Tuesday, May 20, 2008

it always comes back to me

yesterday it was a typical crowded monday at the grocery store. at one point, while i was examining the bright, cheerful kitchen towels in the "spotvarer" section, i squeezed close to the shelf to let an older woman by. she said, in english, "thank you." for a good five minutes, i thought, "how did she know i was english-speaking? do i have an especially english-speaking look about me today? what is it that made her know i was english-speaking? am i dressed differently? is it my hair? or my seven for all mankind jeans?"

then i got to the cash register and she was at one of the other registers and i heard her say, "thank you" again. then and only then, it hit me.
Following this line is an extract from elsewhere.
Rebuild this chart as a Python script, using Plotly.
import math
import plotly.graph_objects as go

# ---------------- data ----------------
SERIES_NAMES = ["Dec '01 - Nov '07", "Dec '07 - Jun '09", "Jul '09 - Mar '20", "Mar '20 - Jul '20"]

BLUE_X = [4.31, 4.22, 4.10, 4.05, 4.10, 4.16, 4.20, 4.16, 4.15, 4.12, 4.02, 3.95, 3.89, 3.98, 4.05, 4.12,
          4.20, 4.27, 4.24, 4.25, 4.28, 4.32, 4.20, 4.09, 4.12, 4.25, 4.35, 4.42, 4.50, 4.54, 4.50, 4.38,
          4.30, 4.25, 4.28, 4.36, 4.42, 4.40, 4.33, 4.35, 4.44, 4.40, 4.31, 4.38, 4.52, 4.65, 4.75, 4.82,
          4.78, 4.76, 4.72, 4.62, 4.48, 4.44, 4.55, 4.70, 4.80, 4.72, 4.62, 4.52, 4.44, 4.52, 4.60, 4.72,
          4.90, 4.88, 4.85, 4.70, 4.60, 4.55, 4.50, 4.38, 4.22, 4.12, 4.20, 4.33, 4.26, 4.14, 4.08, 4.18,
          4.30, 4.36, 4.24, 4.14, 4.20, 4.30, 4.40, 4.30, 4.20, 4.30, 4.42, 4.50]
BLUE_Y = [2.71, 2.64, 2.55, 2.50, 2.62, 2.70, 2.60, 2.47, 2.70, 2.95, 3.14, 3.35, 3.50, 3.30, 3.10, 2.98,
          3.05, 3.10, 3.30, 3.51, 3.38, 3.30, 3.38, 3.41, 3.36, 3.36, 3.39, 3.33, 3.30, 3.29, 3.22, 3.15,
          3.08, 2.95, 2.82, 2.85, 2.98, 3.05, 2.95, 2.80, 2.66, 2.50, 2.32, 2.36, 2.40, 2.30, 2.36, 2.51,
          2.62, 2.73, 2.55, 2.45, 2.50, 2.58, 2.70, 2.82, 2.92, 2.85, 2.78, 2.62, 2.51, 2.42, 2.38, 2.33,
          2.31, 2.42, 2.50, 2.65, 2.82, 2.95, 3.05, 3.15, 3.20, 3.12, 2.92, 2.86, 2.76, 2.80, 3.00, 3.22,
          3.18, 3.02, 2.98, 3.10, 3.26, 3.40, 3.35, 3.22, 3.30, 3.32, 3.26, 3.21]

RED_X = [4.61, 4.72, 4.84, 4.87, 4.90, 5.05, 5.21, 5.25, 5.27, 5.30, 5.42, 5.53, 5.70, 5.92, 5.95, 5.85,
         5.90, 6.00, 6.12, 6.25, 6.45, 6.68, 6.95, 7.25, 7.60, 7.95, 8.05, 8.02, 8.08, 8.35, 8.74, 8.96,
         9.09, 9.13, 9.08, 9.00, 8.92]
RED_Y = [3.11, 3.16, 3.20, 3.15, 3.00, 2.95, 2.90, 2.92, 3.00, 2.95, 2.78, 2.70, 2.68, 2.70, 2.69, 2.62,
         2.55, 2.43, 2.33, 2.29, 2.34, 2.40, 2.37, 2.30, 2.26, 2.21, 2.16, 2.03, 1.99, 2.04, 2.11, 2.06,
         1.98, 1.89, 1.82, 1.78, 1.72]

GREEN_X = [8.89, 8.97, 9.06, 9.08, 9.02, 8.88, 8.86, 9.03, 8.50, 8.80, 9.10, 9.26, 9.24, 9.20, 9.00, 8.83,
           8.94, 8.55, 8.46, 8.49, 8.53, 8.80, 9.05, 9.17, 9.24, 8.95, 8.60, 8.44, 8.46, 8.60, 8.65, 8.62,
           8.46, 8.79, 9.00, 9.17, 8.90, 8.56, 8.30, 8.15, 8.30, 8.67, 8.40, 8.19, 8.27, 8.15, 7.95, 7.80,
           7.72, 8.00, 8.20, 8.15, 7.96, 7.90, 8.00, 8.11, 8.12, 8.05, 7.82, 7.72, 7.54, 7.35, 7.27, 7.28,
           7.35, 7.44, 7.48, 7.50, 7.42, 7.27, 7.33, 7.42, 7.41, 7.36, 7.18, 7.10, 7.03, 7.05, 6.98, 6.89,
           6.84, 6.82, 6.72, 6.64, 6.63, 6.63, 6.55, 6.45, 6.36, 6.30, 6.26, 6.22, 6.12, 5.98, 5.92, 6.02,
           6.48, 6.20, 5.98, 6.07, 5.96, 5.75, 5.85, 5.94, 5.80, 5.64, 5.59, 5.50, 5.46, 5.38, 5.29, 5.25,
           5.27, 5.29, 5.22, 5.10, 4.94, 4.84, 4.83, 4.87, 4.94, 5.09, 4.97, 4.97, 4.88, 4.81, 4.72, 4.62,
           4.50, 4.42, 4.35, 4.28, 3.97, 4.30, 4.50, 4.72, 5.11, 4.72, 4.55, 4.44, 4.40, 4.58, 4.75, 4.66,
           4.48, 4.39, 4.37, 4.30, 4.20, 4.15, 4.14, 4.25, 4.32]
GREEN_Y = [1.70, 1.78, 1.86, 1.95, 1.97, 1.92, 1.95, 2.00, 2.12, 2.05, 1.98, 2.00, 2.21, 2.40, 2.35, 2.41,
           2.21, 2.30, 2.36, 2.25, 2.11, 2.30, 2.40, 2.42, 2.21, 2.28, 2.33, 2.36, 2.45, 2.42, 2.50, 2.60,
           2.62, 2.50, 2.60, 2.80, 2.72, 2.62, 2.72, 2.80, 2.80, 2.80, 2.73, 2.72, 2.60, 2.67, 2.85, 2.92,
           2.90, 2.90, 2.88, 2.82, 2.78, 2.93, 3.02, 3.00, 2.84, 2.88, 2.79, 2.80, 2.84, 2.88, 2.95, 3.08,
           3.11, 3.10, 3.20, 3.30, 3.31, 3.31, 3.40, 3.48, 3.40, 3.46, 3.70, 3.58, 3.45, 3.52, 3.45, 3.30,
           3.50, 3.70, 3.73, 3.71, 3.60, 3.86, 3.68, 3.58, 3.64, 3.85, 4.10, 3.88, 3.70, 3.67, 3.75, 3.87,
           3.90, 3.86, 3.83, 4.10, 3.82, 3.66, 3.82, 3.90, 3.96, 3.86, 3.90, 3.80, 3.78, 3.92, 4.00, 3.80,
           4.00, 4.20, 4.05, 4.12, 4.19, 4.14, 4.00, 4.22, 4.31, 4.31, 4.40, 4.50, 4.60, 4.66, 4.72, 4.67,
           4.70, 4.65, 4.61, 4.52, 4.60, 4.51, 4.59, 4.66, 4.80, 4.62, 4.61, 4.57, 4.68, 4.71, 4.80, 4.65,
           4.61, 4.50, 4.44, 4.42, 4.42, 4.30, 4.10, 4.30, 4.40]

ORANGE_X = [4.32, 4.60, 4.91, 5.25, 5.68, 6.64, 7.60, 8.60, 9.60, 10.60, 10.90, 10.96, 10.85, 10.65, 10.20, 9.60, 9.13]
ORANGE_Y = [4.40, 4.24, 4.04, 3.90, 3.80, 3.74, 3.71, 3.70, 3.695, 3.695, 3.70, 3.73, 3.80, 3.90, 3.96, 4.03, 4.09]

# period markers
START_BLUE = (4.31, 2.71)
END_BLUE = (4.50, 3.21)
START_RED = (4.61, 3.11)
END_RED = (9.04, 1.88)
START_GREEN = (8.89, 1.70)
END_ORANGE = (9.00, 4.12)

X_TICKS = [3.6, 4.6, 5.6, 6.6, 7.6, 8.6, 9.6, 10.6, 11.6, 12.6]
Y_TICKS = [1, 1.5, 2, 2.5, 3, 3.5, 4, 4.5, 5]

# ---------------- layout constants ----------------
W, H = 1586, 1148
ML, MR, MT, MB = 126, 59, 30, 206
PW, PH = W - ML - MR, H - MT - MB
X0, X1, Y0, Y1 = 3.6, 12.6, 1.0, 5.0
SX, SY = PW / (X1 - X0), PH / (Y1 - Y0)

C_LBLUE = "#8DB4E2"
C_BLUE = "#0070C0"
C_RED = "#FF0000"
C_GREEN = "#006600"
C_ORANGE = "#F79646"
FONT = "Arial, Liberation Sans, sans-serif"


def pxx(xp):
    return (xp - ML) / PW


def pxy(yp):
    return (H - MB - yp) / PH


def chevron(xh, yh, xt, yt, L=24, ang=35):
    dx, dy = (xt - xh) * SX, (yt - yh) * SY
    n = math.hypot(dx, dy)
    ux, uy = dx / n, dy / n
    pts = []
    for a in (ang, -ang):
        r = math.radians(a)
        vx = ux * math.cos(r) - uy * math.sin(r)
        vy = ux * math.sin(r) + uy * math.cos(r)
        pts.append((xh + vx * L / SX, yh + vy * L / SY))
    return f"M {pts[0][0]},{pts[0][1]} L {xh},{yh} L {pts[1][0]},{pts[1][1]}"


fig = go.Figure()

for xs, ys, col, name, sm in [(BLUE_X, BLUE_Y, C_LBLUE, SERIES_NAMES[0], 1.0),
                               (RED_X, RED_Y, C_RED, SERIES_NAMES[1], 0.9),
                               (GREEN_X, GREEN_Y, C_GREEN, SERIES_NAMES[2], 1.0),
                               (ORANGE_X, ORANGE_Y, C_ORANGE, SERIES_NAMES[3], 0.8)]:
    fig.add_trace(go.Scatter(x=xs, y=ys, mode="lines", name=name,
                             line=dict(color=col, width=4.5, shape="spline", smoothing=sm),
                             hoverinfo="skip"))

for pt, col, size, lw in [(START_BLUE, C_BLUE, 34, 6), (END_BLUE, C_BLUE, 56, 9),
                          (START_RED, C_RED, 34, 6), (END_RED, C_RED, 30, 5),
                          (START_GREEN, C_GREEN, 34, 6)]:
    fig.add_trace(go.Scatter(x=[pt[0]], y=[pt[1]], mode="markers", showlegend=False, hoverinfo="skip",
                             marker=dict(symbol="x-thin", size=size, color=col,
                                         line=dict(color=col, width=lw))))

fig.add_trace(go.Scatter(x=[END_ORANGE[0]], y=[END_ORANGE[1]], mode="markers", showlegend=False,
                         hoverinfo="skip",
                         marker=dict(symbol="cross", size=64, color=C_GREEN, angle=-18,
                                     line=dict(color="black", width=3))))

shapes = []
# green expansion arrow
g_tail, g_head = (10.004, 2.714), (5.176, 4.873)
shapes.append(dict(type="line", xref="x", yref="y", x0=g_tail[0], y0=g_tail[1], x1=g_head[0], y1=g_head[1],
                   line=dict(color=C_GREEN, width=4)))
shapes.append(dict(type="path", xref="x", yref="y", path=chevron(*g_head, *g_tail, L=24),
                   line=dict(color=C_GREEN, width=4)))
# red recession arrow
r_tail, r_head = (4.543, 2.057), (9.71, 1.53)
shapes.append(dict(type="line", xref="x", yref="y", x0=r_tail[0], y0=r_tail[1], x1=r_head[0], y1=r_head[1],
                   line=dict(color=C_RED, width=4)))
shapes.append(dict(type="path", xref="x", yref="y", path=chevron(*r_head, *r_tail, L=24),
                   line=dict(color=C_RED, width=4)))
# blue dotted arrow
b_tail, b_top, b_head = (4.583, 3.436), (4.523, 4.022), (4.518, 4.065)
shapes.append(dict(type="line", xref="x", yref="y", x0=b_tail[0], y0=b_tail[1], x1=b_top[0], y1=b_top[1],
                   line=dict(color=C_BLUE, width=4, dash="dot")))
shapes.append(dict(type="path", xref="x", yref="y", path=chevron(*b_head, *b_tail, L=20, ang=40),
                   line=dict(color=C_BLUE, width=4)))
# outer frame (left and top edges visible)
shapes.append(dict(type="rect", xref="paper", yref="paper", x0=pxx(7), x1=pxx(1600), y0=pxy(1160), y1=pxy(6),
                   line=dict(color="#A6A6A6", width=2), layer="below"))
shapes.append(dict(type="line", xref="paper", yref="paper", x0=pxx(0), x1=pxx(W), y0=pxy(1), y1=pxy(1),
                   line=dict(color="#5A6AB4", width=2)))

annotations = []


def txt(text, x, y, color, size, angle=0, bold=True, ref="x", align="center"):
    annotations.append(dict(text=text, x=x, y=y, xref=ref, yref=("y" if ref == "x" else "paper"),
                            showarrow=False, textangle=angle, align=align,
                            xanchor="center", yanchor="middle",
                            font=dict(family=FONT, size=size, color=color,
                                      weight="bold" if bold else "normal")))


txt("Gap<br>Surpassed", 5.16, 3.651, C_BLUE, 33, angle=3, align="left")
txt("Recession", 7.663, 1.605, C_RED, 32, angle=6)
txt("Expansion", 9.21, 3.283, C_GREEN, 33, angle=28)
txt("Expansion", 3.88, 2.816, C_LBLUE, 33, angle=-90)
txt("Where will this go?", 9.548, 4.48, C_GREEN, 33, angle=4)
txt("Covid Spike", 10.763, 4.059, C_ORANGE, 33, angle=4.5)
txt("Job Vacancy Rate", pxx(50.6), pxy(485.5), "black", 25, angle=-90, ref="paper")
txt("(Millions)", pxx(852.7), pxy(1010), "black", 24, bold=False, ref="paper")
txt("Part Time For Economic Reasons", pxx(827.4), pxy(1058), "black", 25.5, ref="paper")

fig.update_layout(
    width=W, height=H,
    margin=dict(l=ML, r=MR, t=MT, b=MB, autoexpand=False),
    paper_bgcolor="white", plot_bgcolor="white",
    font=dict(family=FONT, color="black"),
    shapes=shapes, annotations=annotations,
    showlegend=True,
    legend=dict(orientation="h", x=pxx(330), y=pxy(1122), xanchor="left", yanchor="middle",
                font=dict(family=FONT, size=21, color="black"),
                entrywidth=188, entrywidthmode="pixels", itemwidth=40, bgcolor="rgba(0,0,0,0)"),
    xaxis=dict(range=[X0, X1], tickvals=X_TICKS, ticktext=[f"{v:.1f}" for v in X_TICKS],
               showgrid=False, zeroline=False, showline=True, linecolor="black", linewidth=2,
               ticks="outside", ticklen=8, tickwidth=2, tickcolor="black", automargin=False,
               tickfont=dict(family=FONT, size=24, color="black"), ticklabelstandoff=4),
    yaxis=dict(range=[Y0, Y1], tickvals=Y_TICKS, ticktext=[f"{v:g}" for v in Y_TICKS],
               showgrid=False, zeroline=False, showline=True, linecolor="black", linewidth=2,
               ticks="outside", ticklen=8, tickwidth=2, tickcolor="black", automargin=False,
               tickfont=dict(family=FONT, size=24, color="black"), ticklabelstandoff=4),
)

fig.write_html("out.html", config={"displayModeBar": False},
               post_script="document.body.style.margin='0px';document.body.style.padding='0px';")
SHE was english-speaking!

maybe life isn't always about me.

Tuesday, April 29, 2008

to be or not to be

how can you really know what you're good at? or what you're bad at, for that matter? we are so inside of ourselves, our own perspective, that sometimes (most of the time), it's very difficult to take an honest look at ourselves.

how do others see us? we can only see ourselves in a mirror and from the inside. for all intents and purposes, we don't even REALLY know what we look like. what does our face show on it--do we tell all or do we hide everything? do we appear to be who we really are?

i'm pretty sure my face shows everything. if i'm not happy, i look unhappy. if i'm happy, you can see it. if i'm confused, or bored there's no doubt. if i think someone is stupid, they can see that on my face. (this has not always been a good thing.) i have had many an occasion to wish that i was more able to wear a mask than i am. i would make a lousy poker player.

i often find myself surprised when people tell me that i'm good at a particular thing. often it's something that i just take for granted and don't really think about. i suppose the things we're really good at are just second nature to us.

sometimes, i'm surprised when i see myself in the mirror...feeling a sudden sense of "who is that person?" like my outer self has nothing to do with the inner. it's like a flash of non-recognition. why does that happen? does it happen to everyone?

in recent years, several times, people have indicated that they think that i appear to be a person who can't and definitely doesn't cook. that has been the strangest one for me. what is it about me that gives off that signal? because i definitely can cook and in fact it's one of the things that i would say myself that i'm very good at and one of the major sources of joy and relaxation in my life. but why is it that i apparently look like someone who can't? what is it about how i appear to them that makes them think that?

what other disconnects are there between who i really am and who i appear to be? i'll have to ponder that one on another occasion because right now, who i am is really tired!